Begin DATASET CONTENT

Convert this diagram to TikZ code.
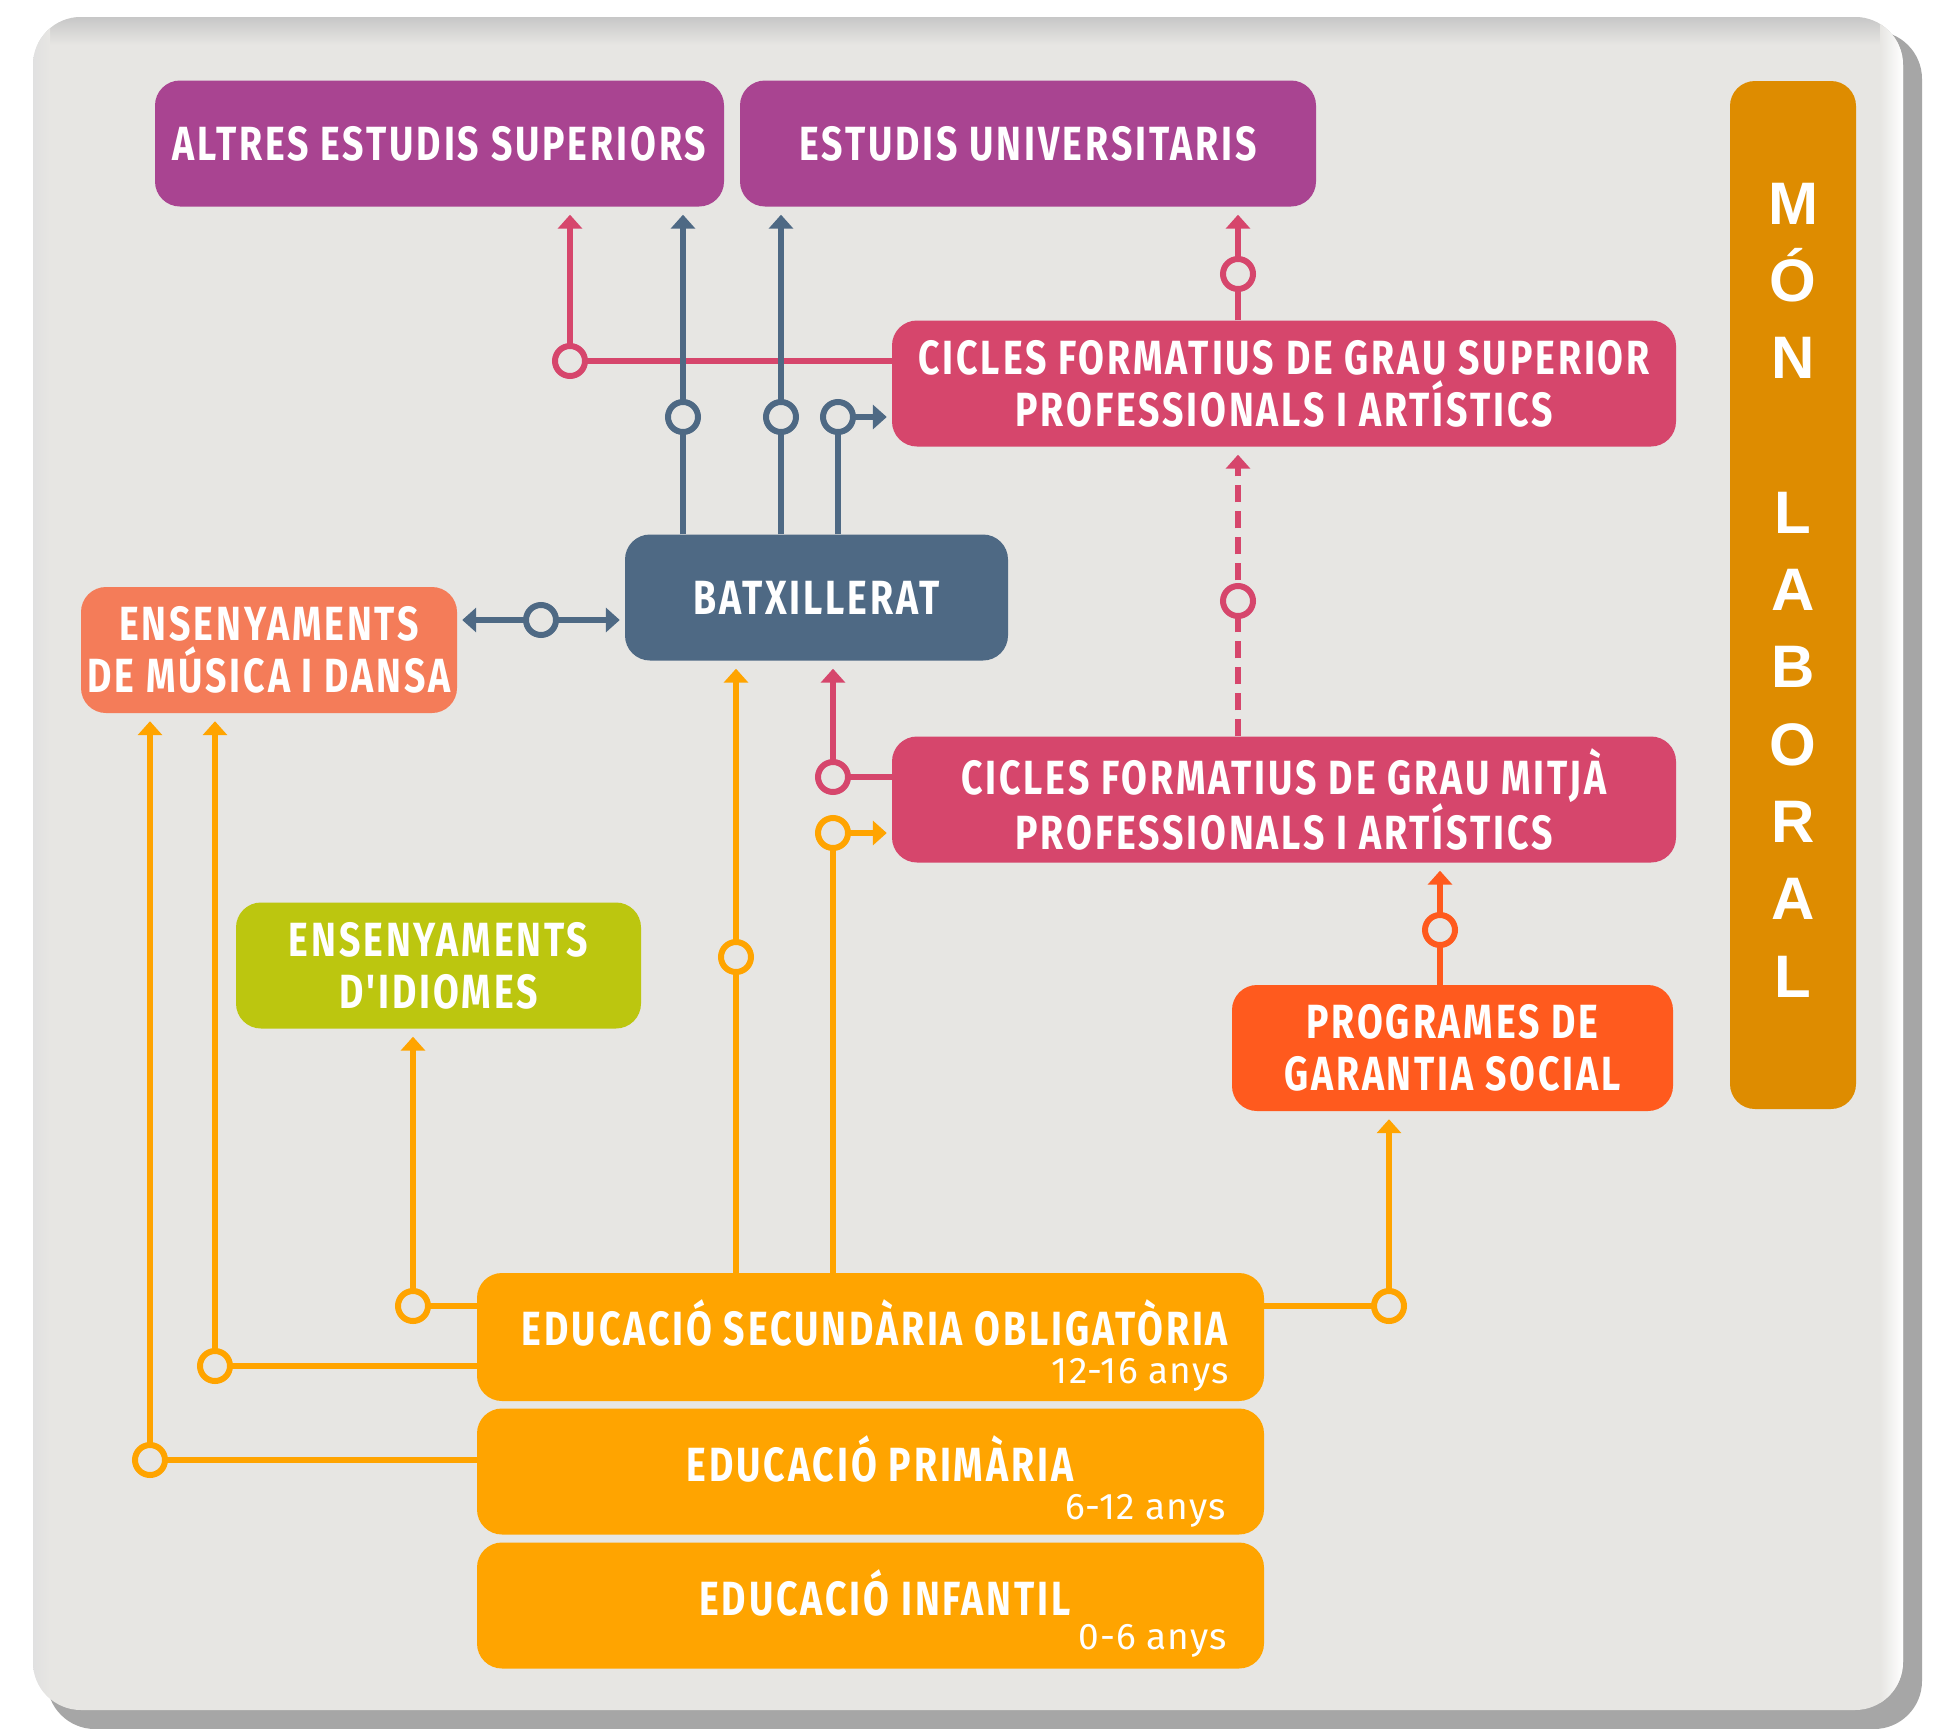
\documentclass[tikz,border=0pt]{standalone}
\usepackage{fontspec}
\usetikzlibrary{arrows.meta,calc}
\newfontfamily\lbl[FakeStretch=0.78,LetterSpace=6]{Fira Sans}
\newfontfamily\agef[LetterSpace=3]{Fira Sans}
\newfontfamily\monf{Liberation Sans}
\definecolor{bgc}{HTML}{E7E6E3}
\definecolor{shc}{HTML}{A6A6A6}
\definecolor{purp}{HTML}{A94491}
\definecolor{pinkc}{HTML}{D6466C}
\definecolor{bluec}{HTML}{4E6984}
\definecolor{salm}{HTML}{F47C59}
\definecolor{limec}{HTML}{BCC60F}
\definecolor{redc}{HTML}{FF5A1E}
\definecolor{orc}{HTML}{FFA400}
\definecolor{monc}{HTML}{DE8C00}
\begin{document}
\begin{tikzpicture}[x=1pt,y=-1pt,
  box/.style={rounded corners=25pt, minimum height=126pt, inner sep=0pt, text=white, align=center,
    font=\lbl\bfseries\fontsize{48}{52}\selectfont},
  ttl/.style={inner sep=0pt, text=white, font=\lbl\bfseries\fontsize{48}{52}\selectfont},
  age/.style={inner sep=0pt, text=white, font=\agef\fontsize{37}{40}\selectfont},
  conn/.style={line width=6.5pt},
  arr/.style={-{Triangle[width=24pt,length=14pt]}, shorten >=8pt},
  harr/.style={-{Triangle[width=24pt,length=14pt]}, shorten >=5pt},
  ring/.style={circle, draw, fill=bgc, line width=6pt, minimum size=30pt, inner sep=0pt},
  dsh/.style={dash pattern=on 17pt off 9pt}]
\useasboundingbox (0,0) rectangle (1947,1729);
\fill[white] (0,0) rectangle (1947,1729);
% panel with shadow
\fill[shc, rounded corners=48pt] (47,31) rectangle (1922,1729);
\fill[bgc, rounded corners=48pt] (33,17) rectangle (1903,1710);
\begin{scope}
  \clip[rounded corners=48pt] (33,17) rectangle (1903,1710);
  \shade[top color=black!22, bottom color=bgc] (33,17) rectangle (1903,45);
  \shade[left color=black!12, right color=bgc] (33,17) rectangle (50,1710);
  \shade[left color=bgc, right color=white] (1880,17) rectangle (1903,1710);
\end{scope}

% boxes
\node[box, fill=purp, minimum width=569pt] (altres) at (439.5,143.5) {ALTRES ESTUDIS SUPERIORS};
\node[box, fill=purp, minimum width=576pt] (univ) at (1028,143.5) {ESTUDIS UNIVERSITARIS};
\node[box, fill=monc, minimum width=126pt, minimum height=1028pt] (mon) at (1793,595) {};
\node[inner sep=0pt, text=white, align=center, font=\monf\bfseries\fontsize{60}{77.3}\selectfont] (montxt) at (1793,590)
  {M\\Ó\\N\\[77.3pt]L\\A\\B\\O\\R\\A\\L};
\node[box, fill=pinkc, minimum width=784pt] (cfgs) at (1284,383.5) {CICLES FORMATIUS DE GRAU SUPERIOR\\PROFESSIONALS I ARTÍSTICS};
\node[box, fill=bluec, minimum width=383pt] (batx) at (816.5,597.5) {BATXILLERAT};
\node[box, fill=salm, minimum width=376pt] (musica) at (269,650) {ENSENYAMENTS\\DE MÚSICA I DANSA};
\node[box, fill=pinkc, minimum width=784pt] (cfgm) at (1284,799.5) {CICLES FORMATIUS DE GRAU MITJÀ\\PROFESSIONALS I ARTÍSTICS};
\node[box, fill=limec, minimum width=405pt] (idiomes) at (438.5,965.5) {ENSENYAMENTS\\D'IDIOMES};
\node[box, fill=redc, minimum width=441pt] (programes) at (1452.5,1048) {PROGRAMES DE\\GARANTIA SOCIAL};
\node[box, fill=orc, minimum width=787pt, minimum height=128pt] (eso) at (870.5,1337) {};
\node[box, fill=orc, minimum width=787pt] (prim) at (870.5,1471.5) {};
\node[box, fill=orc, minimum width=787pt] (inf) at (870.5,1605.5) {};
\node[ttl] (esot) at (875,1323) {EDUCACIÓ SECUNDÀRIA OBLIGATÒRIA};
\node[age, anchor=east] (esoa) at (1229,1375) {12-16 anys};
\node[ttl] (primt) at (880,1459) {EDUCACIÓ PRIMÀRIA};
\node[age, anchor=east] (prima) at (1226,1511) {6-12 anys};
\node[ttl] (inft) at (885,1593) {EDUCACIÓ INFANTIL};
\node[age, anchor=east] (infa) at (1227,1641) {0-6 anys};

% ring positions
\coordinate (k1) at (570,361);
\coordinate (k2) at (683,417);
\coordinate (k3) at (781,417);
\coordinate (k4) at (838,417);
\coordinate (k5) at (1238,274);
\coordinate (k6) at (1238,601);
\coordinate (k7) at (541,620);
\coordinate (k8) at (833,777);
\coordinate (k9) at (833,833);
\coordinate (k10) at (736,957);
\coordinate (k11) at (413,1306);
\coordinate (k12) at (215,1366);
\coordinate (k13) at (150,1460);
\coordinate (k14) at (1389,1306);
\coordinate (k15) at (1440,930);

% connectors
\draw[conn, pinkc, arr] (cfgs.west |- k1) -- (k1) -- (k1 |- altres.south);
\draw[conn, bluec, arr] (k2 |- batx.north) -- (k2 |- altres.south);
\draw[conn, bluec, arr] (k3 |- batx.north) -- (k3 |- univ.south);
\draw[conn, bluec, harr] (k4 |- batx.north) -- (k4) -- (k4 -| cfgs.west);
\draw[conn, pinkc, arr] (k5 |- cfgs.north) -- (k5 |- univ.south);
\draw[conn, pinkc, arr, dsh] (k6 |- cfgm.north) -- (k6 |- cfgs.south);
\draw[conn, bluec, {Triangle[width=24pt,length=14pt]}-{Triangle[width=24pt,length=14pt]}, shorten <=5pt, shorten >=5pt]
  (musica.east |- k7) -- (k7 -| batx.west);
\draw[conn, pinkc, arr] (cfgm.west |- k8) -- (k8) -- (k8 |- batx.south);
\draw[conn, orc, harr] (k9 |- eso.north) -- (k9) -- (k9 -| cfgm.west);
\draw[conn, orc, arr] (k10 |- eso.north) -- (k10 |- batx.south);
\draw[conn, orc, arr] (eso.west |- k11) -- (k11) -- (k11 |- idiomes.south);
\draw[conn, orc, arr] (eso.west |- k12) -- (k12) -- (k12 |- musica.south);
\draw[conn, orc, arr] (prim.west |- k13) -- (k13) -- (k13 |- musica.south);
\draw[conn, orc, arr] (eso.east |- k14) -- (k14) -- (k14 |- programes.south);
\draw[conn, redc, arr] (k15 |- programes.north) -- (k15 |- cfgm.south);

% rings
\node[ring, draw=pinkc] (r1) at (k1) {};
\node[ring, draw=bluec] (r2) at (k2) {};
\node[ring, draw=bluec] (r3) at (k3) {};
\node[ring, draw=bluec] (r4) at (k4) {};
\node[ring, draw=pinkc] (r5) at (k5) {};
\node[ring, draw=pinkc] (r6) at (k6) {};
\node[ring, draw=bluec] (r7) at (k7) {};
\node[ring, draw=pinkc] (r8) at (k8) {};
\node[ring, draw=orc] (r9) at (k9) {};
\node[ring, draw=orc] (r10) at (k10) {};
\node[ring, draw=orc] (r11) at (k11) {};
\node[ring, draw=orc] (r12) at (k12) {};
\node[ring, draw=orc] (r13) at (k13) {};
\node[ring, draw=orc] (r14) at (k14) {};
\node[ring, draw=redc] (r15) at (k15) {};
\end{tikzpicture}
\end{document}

End DATASET CONTENT

### YOUR TASK:
Leave the images out and output the remaining material exactly as it stands.

### RESULT:
Convert this diagram to TikZ code.
\documentclass[tikz,border=0pt]{standalone}
\usepackage{fontspec}
\usetikzlibrary{arrows.meta,calc}
\newfontfamily\lbl[FakeStretch=0.78,LetterSpace=6]{Fira Sans}
\newfontfamily\agef[LetterSpace=3]{Fira Sans}
\newfontfamily\monf{Liberation Sans}
\definecolor{bgc}{HTML}{E7E6E3}
\definecolor{shc}{HTML}{A6A6A6}
\definecolor{purp}{HTML}{A94491}
\definecolor{pinkc}{HTML}{D6466C}
\definecolor{bluec}{HTML}{4E6984}
\definecolor{salm}{HTML}{F47C59}
\definecolor{limec}{HTML}{BCC60F}
\definecolor{redc}{HTML}{FF5A1E}
\definecolor{orc}{HTML}{FFA400}
\definecolor{monc}{HTML}{DE8C00}
\begin{document}
\begin{tikzpicture}[x=1pt,y=-1pt,
  box/.style={rounded corners=25pt, minimum height=126pt, inner sep=0pt, text=white, align=center,
    font=\lbl\bfseries\fontsize{48}{52}\selectfont},
  ttl/.style={inner sep=0pt, text=white, font=\lbl\bfseries\fontsize{48}{52}\selectfont},
  age/.style={inner sep=0pt, text=white, font=\agef\fontsize{37}{40}\selectfont},
  conn/.style={line width=6.5pt},
  arr/.style={-{Triangle[width=24pt,length=14pt]}, shorten >=8pt},
  harr/.style={-{Triangle[width=24pt,length=14pt]}, shorten >=5pt},
  ring/.style={circle, draw, fill=bgc, line width=6pt, minimum size=30pt, inner sep=0pt},
  dsh/.style={dash pattern=on 17pt off 9pt}]
\useasboundingbox (0,0) rectangle (1947,1729);
\fill[white] (0,0) rectangle (1947,1729);
% panel with shadow
\fill[shc, rounded corners=48pt] (47,31) rectangle (1922,1729);
\fill[bgc, rounded corners=48pt] (33,17) rectangle (1903,1710);
\begin{scope}
  \clip[rounded corners=48pt] (33,17) rectangle (1903,1710);
  \shade[top color=black!22, bottom color=bgc] (33,17) rectangle (1903,45);
  \shade[left color=black!12, right color=bgc] (33,17) rectangle (50,1710);
  \shade[left color=bgc, right color=white] (1880,17) rectangle (1903,1710);
\end{scope}

% boxes
\node[box, fill=purp, minimum width=569pt] (altres) at (439.5,143.5) {ALTRES ESTUDIS SUPERIORS};
\node[box, fill=purp, minimum width=576pt] (univ) at (1028,143.5) {ESTUDIS UNIVERSITARIS};
\node[box, fill=monc, minimum width=126pt, minimum height=1028pt] (mon) at (1793,595) {};
\node[inner sep=0pt, text=white, align=center, font=\monf\bfseries\fontsize{60}{77.3}\selectfont] (montxt) at (1793,590)
  {M\\Ó\\N\\[77.3pt]L\\A\\B\\O\\R\\A\\L};
\node[box, fill=pinkc, minimum width=784pt] (cfgs) at (1284,383.5) {CICLES FORMATIUS DE GRAU SUPERIOR\\PROFESSIONALS I ARTÍSTICS};
\node[box, fill=bluec, minimum width=383pt] (batx) at (816.5,597.5) {BATXILLERAT};
\node[box, fill=salm, minimum width=376pt] (musica) at (269,650) {ENSENYAMENTS\\DE MÚSICA I DANSA};
\node[box, fill=pinkc, minimum width=784pt] (cfgm) at (1284,799.5) {CICLES FORMATIUS DE GRAU MITJÀ\\PROFESSIONALS I ARTÍSTICS};
\node[box, fill=limec, minimum width=405pt] (idiomes) at (438.5,965.5) {ENSENYAMENTS\\D'IDIOMES};
\node[box, fill=redc, minimum width=441pt] (programes) at (1452.5,1048) {PROGRAMES DE\\GARANTIA SOCIAL};
\node[box, fill=orc, minimum width=787pt, minimum height=128pt] (eso) at (870.5,1337) {};
\node[box, fill=orc, minimum width=787pt] (prim) at (870.5,1471.5) {};
\node[box, fill=orc, minimum width=787pt] (inf) at (870.5,1605.5) {};
\node[ttl] (esot) at (875,1323) {EDUCACIÓ SECUNDÀRIA OBLIGATÒRIA};
\node[age, anchor=east] (esoa) at (1229,1375) {12-16 anys};
\node[ttl] (primt) at (880,1459) {EDUCACIÓ PRIMÀRIA};
\node[age, anchor=east] (prima) at (1226,1511) {6-12 anys};
\node[ttl] (inft) at (885,1593) {EDUCACIÓ INFANTIL};
\node[age, anchor=east] (infa) at (1227,1641) {0-6 anys};

% ring positions
\coordinate (k1) at (570,361);
\coordinate (k2) at (683,417);
\coordinate (k3) at (781,417);
\coordinate (k4) at (838,417);
\coordinate (k5) at (1238,274);
\coordinate (k6) at (1238,601);
\coordinate (k7) at (541,620);
\coordinate (k8) at (833,777);
\coordinate (k9) at (833,833);
\coordinate (k10) at (736,957);
\coordinate (k11) at (413,1306);
\coordinate (k12) at (215,1366);
\coordinate (k13) at (150,1460);
\coordinate (k14) at (1389,1306);
\coordinate (k15) at (1440,930);

% connectors
\draw[conn, pinkc, arr] (cfgs.west |- k1) -- (k1) -- (k1 |- altres.south);
\draw[conn, bluec, arr] (k2 |- batx.north) -- (k2 |- altres.south);
\draw[conn, bluec, arr] (k3 |- batx.north) -- (k3 |- univ.south);
\draw[conn, bluec, harr] (k4 |- batx.north) -- (k4) -- (k4 -| cfgs.west);
\draw[conn, pinkc, arr] (k5 |- cfgs.north) -- (k5 |- univ.south);
\draw[conn, pinkc, arr, dsh] (k6 |- cfgm.north) -- (k6 |- cfgs.south);
\draw[conn, bluec, {Triangle[width=24pt,length=14pt]}-{Triangle[width=24pt,length=14pt]}, shorten <=5pt, shorten >=5pt]
  (musica.east |- k7) -- (k7 -| batx.west);
\draw[conn, pinkc, arr] (cfgm.west |- k8) -- (k8) -- (k8 |- batx.south);
\draw[conn, orc, harr] (k9 |- eso.north) -- (k9) -- (k9 -| cfgm.west);
\draw[conn, orc, arr] (k10 |- eso.north) -- (k10 |- batx.south);
\draw[conn, orc, arr] (eso.west |- k11) -- (k11) -- (k11 |- idiomes.south);
\draw[conn, orc, arr] (eso.west |- k12) -- (k12) -- (k12 |- musica.south);
\draw[conn, orc, arr] (prim.west |- k13) -- (k13) -- (k13 |- musica.south);
\draw[conn, orc, arr] (eso.east |- k14) -- (k14) -- (k14 |- programes.south);
\draw[conn, redc, arr] (k15 |- programes.north) -- (k15 |- cfgm.south);

% rings
\node[ring, draw=pinkc] (r1) at (k1) {};
\node[ring, draw=bluec] (r2) at (k2) {};
\node[ring, draw=bluec] (r3) at (k3) {};
\node[ring, draw=bluec] (r4) at (k4) {};
\node[ring, draw=pinkc] (r5) at (k5) {};
\node[ring, draw=pinkc] (r6) at (k6) {};
\node[ring, draw=bluec] (r7) at (k7) {};
\node[ring, draw=pinkc] (r8) at (k8) {};
\node[ring, draw=orc] (r9) at (k9) {};
\node[ring, draw=orc] (r10) at (k10) {};
\node[ring, draw=orc] (r11) at (k11) {};
\node[ring, draw=orc] (r12) at (k12) {};
\node[ring, draw=orc] (r13) at (k13) {};
\node[ring, draw=orc] (r14) at (k14) {};
\node[ring, draw=redc] (r15) at (k15) {};
\end{tikzpicture}
\end{document}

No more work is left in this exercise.